- _What you have to do_:
For the copy, please give all of the data again exactly and leave the pictures out.

- _Dataset section_:
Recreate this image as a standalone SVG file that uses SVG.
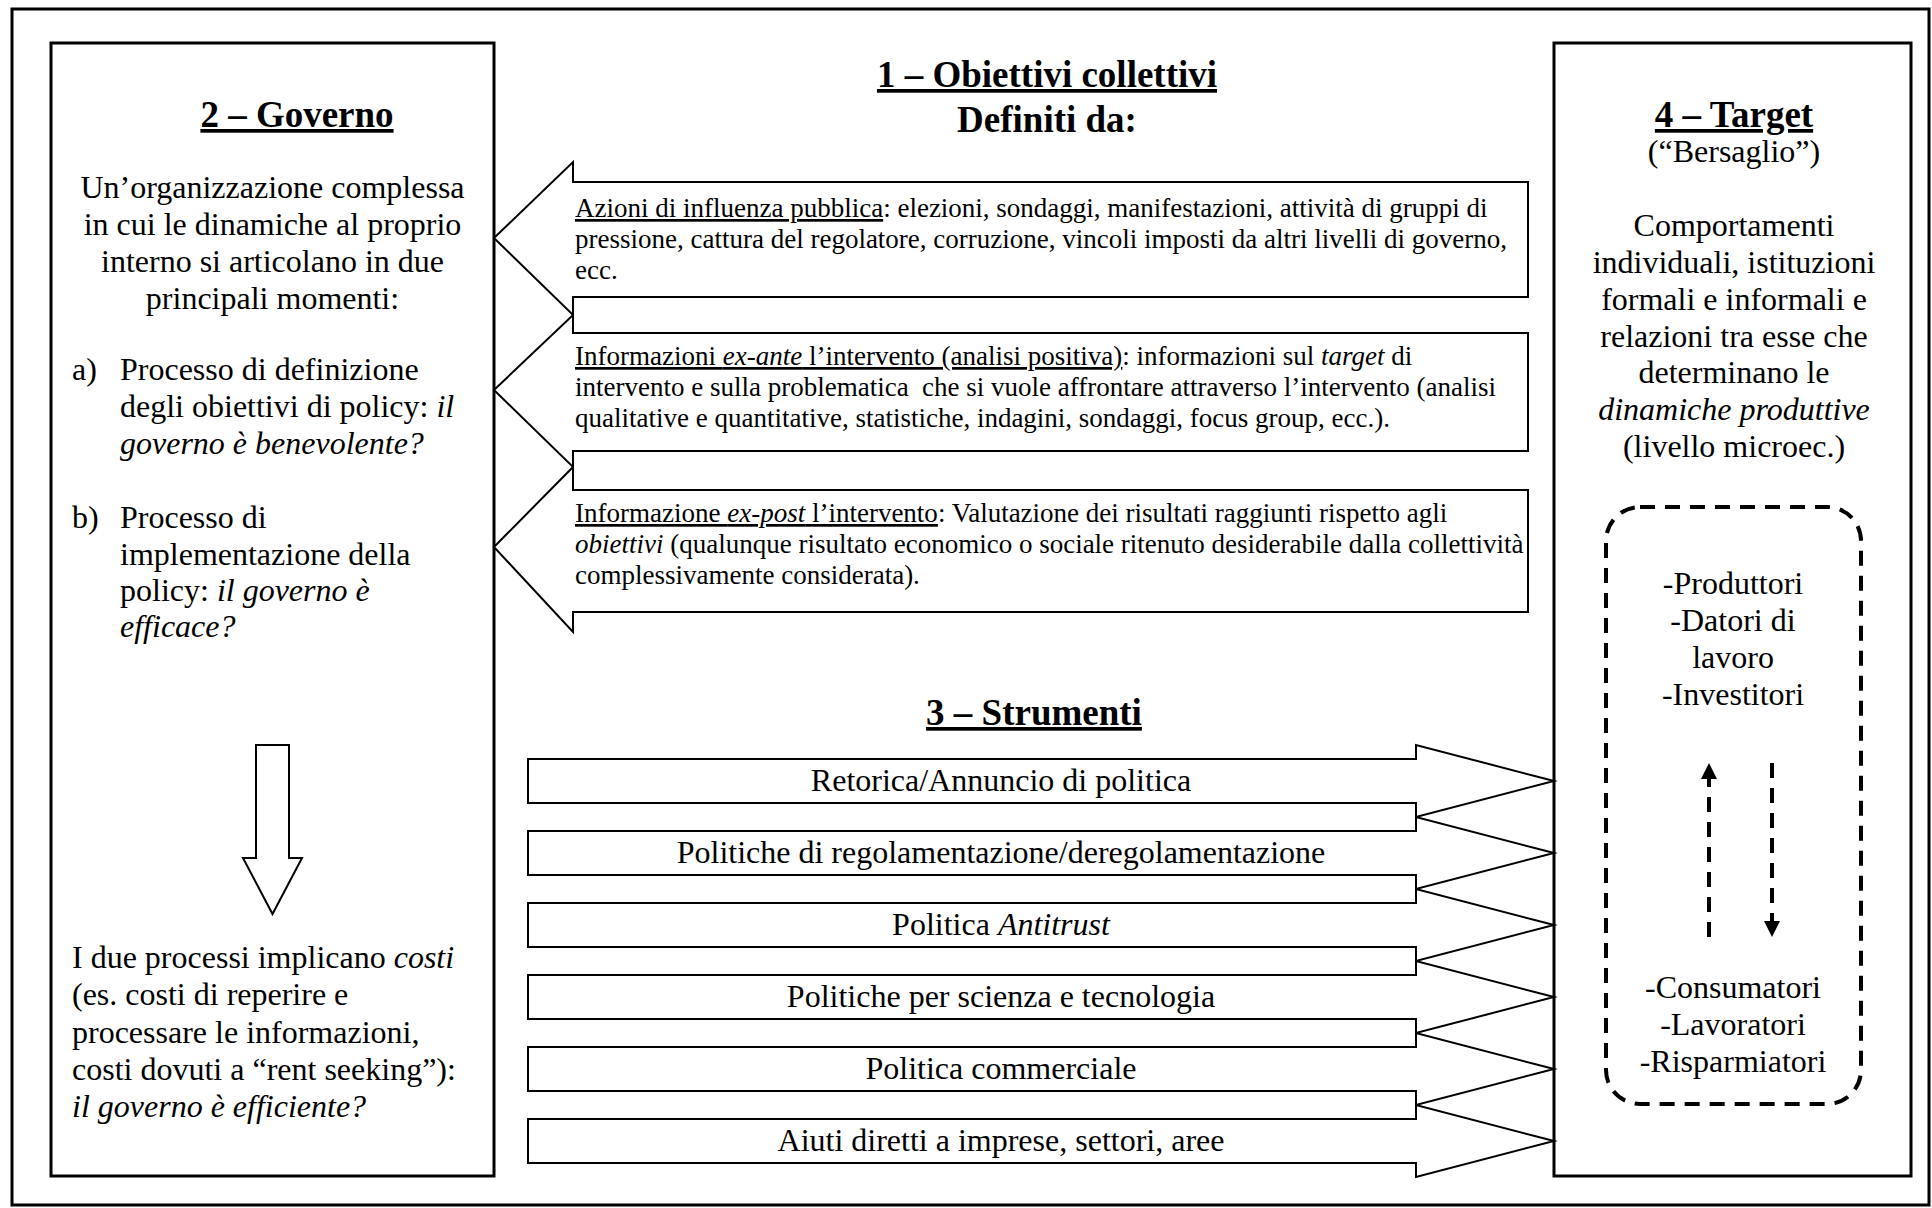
<svg xmlns="http://www.w3.org/2000/svg" width="1932" height="1208" viewBox="0 0 1932 1208">
<style>
.t{font-family:"Liberation Serif","Times New Roman",serif;font-size:32px;fill:#000}
.s{font-size:27px}
.h{font-size:37px;font-weight:bold}
.c{text-anchor:middle}
.i{font-style:italic}
.u{text-decoration:underline}
.frame{fill:none;stroke:#000;stroke-width:3}
.box{fill:#fff;stroke:#000;stroke-width:3}
.barrow{fill:#fff;stroke:#000;stroke-width:2;stroke-linejoin:miter}
.dash{fill:none;stroke:#000;stroke-width:4;stroke-dasharray:15 10}
</style>
<defs>
<marker id="head" markerUnits="userSpaceOnUse" markerWidth="16" markerHeight="16" viewBox="0 0 16 16" refX="0" refY="8" orient="auto">
<path d="M0,0 L16,8 L0,16 Z" fill="#000"/>
</marker>
</defs>
<rect width="1932" height="1208" fill="#fff"/>
<rect id="frame" class="frame" x="12" y="9" width="1917" height="1196"/>

<g id="node-governo">
<rect class="box" x="51" y="43" width="443" height="1133"/>
<text class="t h c u" x="297" y="127">2 – Governo</text>
<text class="t c" x="272.5" y="198">Un’organizzazione complessa</text>
<text class="t c" x="272.5" y="235">in cui le dinamiche al proprio</text>
<text class="t c" x="272.5" y="272">interno si articolano in due</text>
<text class="t c" x="272.5" y="309">principali momenti:</text>
<text class="t" x="72" y="380">a)</text>
<text class="t" x="120" y="380">Processo di definizione</text>
<text class="t" x="120" y="417">degli obiettivi di policy: <tspan class="i">il</tspan></text>
<text class="t i" x="120" y="454">governo è benevolente?</text>
<text class="t" x="72" y="528">b)</text>
<text class="t" x="120" y="528">Processo di</text>
<text class="t" x="120" y="565">implementazione della</text>
<text class="t" x="120" y="601">policy: <tspan class="i">il governo è</tspan></text>
<text class="t i" x="120" y="637">efficace?</text>
<text class="t" x="72" y="968">I due processi implicano <tspan class="i">costi</tspan></text>
<text class="t" x="72" y="1005">(es. costi di reperire e</text>
<text class="t" x="72" y="1043">processare le informazioni,</text>
<text class="t" x="72" y="1080">costi dovuti a “rent seeking”):</text>
<text class="t i" x="72" y="1117">il governo è efficiente?</text>
</g>

<g id="node-target">
<rect class="box" x="1554" y="43" width="357" height="1133"/>
<text class="t h c u" x="1734" y="127">4 – Target</text>
<text class="t c" x="1734" y="162">(“Bersaglio”)</text>
<text class="t c" x="1734" y="236">Comportamenti</text>
<text class="t c" x="1734" y="273">individuali, istituzioni</text>
<text class="t c" x="1734" y="310">formali e informali e</text>
<text class="t c" x="1734" y="347">relazioni tra esse che</text>
<text class="t c" x="1734" y="383">determinano le</text>
<text class="t c i" x="1734" y="420">dinamiche produttive</text>
<text class="t c" x="1734" y="457">(livello microec.)</text>
</g>

<g id="node-agenti">
<rect class="dash" x="1606" y="507" width="255" height="597" rx="34" ry="34"/>
<text class="t c" x="1733" y="594">-Produttori</text>
<text class="t c" x="1733" y="631">-Datori di</text>
<text class="t c" x="1733" y="668">lavoro</text>
<text class="t c" x="1733" y="705">-Investitori</text>
<text class="t c" x="1733" y="998">-Consumatori</text>
<text class="t c" x="1733" y="1035">-Lavoratori</text>
<text class="t c" x="1733" y="1072">-Risparmiatori</text>
</g>

<g id="node-obiettivi">
<text class="t h c u" x="1047" y="87">1 – Obiettivi collettivi</text>
<text class="t h c" x="1047" y="132">Definiti da:</text>
</g>

<g id="node-azioni">
<polygon class="barrow" points="494,238 573,162 573,182 1528,182 1528,297 573,297 573,315"/>
<text class="t s" x="575" y="217"><tspan class="u">Azioni di influenza pubblica</tspan>: elezioni, sondaggi, manifestazioni, attività di gruppi di</text>
<text class="t s" x="575" y="248">pressione, cattura del regolatore, corruzione, vincoli imposti da altri livelli di governo,</text>
<text class="t s" x="575" y="279">ecc.</text>
</g>

<g id="node-exante">
<polygon class="barrow" points="494,390 573,315 573,333 1528,333 1528,451 573,451 573,467"/>
<text class="t s" x="575" y="365"><tspan class="u">Informazioni </tspan><tspan class="u i">ex-ante</tspan><tspan class="u"> l’intervento (analisi positiva)</tspan>: informazioni sul <tspan class="i">target</tspan> di</text>
<text class="t s" x="575" y="396" xml:space="preserve">intervento e sulla problematica  che si vuole affrontare attraverso l’intervento (analisi</text>
<text class="t s" x="575" y="427">qualitative e quantitative, statistiche, indagini, sondaggi, focus group, ecc.).</text>
</g>

<g id="node-expost">
<polygon class="barrow" points="494,547 573,467 573,490 1528,490 1528,612 573,612 573,632"/>
<text class="t s" x="575" y="522"><tspan class="u">Informazione </tspan><tspan class="u i">ex-post</tspan><tspan class="u"> l’intervento</tspan>: Valutazione dei risultati raggiunti rispetto agli</text>
<text class="t s" x="575" y="553"><tspan class="i">obiettivi</tspan> (qualunque risultato economico o sociale ritenuto desiderabile dalla collettività</text>
<text class="t s" x="575" y="584">complessivamente considerata).</text>
</g>

<g id="node-strumenti">
<text class="t h c u" x="1034" y="725">3 – Strumenti</text>
</g>

<g id="node-retorica">
<polygon class="barrow" points="1554,781 1416,745 1416,759 528,759 528,803 1416,803 1416,817"/>
<text class="t c" x="1001" y="791">Retorica/Annuncio di politica</text>
</g>
<g id="node-regolamentazione">
<polygon class="barrow" points="1554,853 1416,817 1416,831 528,831 528,875 1416,875 1416,889"/>
<text class="t c" x="1001" y="863">Politiche di regolamentazione/deregolamentazione</text>
</g>
<g id="node-antitrust">
<polygon class="barrow" points="1554,925 1416,889 1416,903 528,903 528,947 1416,947 1416,961"/>
<text class="t c" x="1001" y="935">Politica <tspan class="i">Antitrust</tspan></text>
</g>
<g id="node-scienza">
<polygon class="barrow" points="1554,997 1416,961 1416,975 528,975 528,1019 1416,1019 1416,1033"/>
<text class="t c" x="1001" y="1007">Politiche per scienza e tecnologia</text>
</g>
<g id="node-commerciale">
<polygon class="barrow" points="1554,1069 1416,1033 1416,1047 528,1047 528,1091 1416,1091 1416,1105"/>
<text class="t c" x="1001" y="1079">Politica commerciale</text>
</g>
<g id="node-aiuti">
<polygon class="barrow" points="1554,1141 1416,1105 1416,1119 528,1119 528,1163 1416,1163 1416,1177"/>
<text class="t c" x="1001" y="1151">Aiuti diretti a imprese, settori, aree</text>
</g>

<g id="connectors">
<polygon class="barrow" points="256,745 289,745 289,858 302,858 272.5,914 243,858 256,858"/>
<line class="dash" x1="1709" y1="937" x2="1709" y2="779" marker-end="url(#head)"/>
<line class="dash" x1="1772" y1="763" x2="1772" y2="921" marker-end="url(#head)"/>
</g>
</svg>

- _Right answer_:
Recreate this image as a standalone SVG file that uses SVG.
<svg xmlns="http://www.w3.org/2000/svg" width="1932" height="1208" viewBox="0 0 1932 1208">
<style>
.t{font-family:"Liberation Serif","Times New Roman",serif;font-size:32px;fill:#000}
.s{font-size:27px}
.h{font-size:37px;font-weight:bold}
.c{text-anchor:middle}
.i{font-style:italic}
.u{text-decoration:underline}
.frame{fill:none;stroke:#000;stroke-width:3}
.box{fill:#fff;stroke:#000;stroke-width:3}
.barrow{fill:#fff;stroke:#000;stroke-width:2;stroke-linejoin:miter}
.dash{fill:none;stroke:#000;stroke-width:4;stroke-dasharray:15 10}
</style>
<defs>
<marker id="head" markerUnits="userSpaceOnUse" markerWidth="16" markerHeight="16" viewBox="0 0 16 16" refX="0" refY="8" orient="auto">
<path d="M0,0 L16,8 L0,16 Z" fill="#000"/>
</marker>
</defs>
<rect width="1932" height="1208" fill="#fff"/>
<rect id="frame" class="frame" x="12" y="9" width="1917" height="1196"/>

<g id="node-governo">
<rect class="box" x="51" y="43" width="443" height="1133"/>
<text class="t h c u" x="297" y="127">2 – Governo</text>
<text class="t c" x="272.5" y="198">Un’organizzazione complessa</text>
<text class="t c" x="272.5" y="235">in cui le dinamiche al proprio</text>
<text class="t c" x="272.5" y="272">interno si articolano in due</text>
<text class="t c" x="272.5" y="309">principali momenti:</text>
<text class="t" x="72" y="380">a)</text>
<text class="t" x="120" y="380">Processo di definizione</text>
<text class="t" x="120" y="417">degli obiettivi di policy: <tspan class="i">il</tspan></text>
<text class="t i" x="120" y="454">governo è benevolente?</text>
<text class="t" x="72" y="528">b)</text>
<text class="t" x="120" y="528">Processo di</text>
<text class="t" x="120" y="565">implementazione della</text>
<text class="t" x="120" y="601">policy: <tspan class="i">il governo è</tspan></text>
<text class="t i" x="120" y="637">efficace?</text>
<text class="t" x="72" y="968">I due processi implicano <tspan class="i">costi</tspan></text>
<text class="t" x="72" y="1005">(es. costi di reperire e</text>
<text class="t" x="72" y="1043">processare le informazioni,</text>
<text class="t" x="72" y="1080">costi dovuti a “rent seeking”):</text>
<text class="t i" x="72" y="1117">il governo è efficiente?</text>
</g>

<g id="node-target">
<rect class="box" x="1554" y="43" width="357" height="1133"/>
<text class="t h c u" x="1734" y="127">4 – Target</text>
<text class="t c" x="1734" y="162">(“Bersaglio”)</text>
<text class="t c" x="1734" y="236">Comportamenti</text>
<text class="t c" x="1734" y="273">individuali, istituzioni</text>
<text class="t c" x="1734" y="310">formali e informali e</text>
<text class="t c" x="1734" y="347">relazioni tra esse che</text>
<text class="t c" x="1734" y="383">determinano le</text>
<text class="t c i" x="1734" y="420">dinamiche produttive</text>
<text class="t c" x="1734" y="457">(livello microec.)</text>
</g>

<g id="node-agenti">
<rect class="dash" x="1606" y="507" width="255" height="597" rx="34" ry="34"/>
<text class="t c" x="1733" y="594">-Produttori</text>
<text class="t c" x="1733" y="631">-Datori di</text>
<text class="t c" x="1733" y="668">lavoro</text>
<text class="t c" x="1733" y="705">-Investitori</text>
<text class="t c" x="1733" y="998">-Consumatori</text>
<text class="t c" x="1733" y="1035">-Lavoratori</text>
<text class="t c" x="1733" y="1072">-Risparmiatori</text>
</g>

<g id="node-obiettivi">
<text class="t h c u" x="1047" y="87">1 – Obiettivi collettivi</text>
<text class="t h c" x="1047" y="132">Definiti da:</text>
</g>

<g id="node-azioni">
<polygon class="barrow" points="494,238 573,162 573,182 1528,182 1528,297 573,297 573,315"/>
<text class="t s" x="575" y="217"><tspan class="u">Azioni di influenza pubblica</tspan>: elezioni, sondaggi, manifestazioni, attività di gruppi di</text>
<text class="t s" x="575" y="248">pressione, cattura del regolatore, corruzione, vincoli imposti da altri livelli di governo,</text>
<text class="t s" x="575" y="279">ecc.</text>
</g>

<g id="node-exante">
<polygon class="barrow" points="494,390 573,315 573,333 1528,333 1528,451 573,451 573,467"/>
<text class="t s" x="575" y="365"><tspan class="u">Informazioni </tspan><tspan class="u i">ex-ante</tspan><tspan class="u"> l’intervento (analisi positiva)</tspan>: informazioni sul <tspan class="i">target</tspan> di</text>
<text class="t s" x="575" y="396" xml:space="preserve">intervento e sulla problematica  che si vuole affrontare attraverso l’intervento (analisi</text>
<text class="t s" x="575" y="427">qualitative e quantitative, statistiche, indagini, sondaggi, focus group, ecc.).</text>
</g>

<g id="node-expost">
<polygon class="barrow" points="494,547 573,467 573,490 1528,490 1528,612 573,612 573,632"/>
<text class="t s" x="575" y="522"><tspan class="u">Informazione </tspan><tspan class="u i">ex-post</tspan><tspan class="u"> l’intervento</tspan>: Valutazione dei risultati raggiunti rispetto agli</text>
<text class="t s" x="575" y="553"><tspan class="i">obiettivi</tspan> (qualunque risultato economico o sociale ritenuto desiderabile dalla collettività</text>
<text class="t s" x="575" y="584">complessivamente considerata).</text>
</g>

<g id="node-strumenti">
<text class="t h c u" x="1034" y="725">3 – Strumenti</text>
</g>

<g id="node-retorica">
<polygon class="barrow" points="1554,781 1416,745 1416,759 528,759 528,803 1416,803 1416,817"/>
<text class="t c" x="1001" y="791">Retorica/Annuncio di politica</text>
</g>
<g id="node-regolamentazione">
<polygon class="barrow" points="1554,853 1416,817 1416,831 528,831 528,875 1416,875 1416,889"/>
<text class="t c" x="1001" y="863">Politiche di regolamentazione/deregolamentazione</text>
</g>
<g id="node-antitrust">
<polygon class="barrow" points="1554,925 1416,889 1416,903 528,903 528,947 1416,947 1416,961"/>
<text class="t c" x="1001" y="935">Politica <tspan class="i">Antitrust</tspan></text>
</g>
<g id="node-scienza">
<polygon class="barrow" points="1554,997 1416,961 1416,975 528,975 528,1019 1416,1019 1416,1033"/>
<text class="t c" x="1001" y="1007">Politiche per scienza e tecnologia</text>
</g>
<g id="node-commerciale">
<polygon class="barrow" points="1554,1069 1416,1033 1416,1047 528,1047 528,1091 1416,1091 1416,1105"/>
<text class="t c" x="1001" y="1079">Politica commerciale</text>
</g>
<g id="node-aiuti">
<polygon class="barrow" points="1554,1141 1416,1105 1416,1119 528,1119 528,1163 1416,1163 1416,1177"/>
<text class="t c" x="1001" y="1151">Aiuti diretti a imprese, settori, aree</text>
</g>

<g id="connectors">
<polygon class="barrow" points="256,745 289,745 289,858 302,858 272.5,914 243,858 256,858"/>
<line class="dash" x1="1709" y1="937" x2="1709" y2="779" marker-end="url(#head)"/>
<line class="dash" x1="1772" y1="763" x2="1772" y2="921" marker-end="url(#head)"/>
</g>
</svg>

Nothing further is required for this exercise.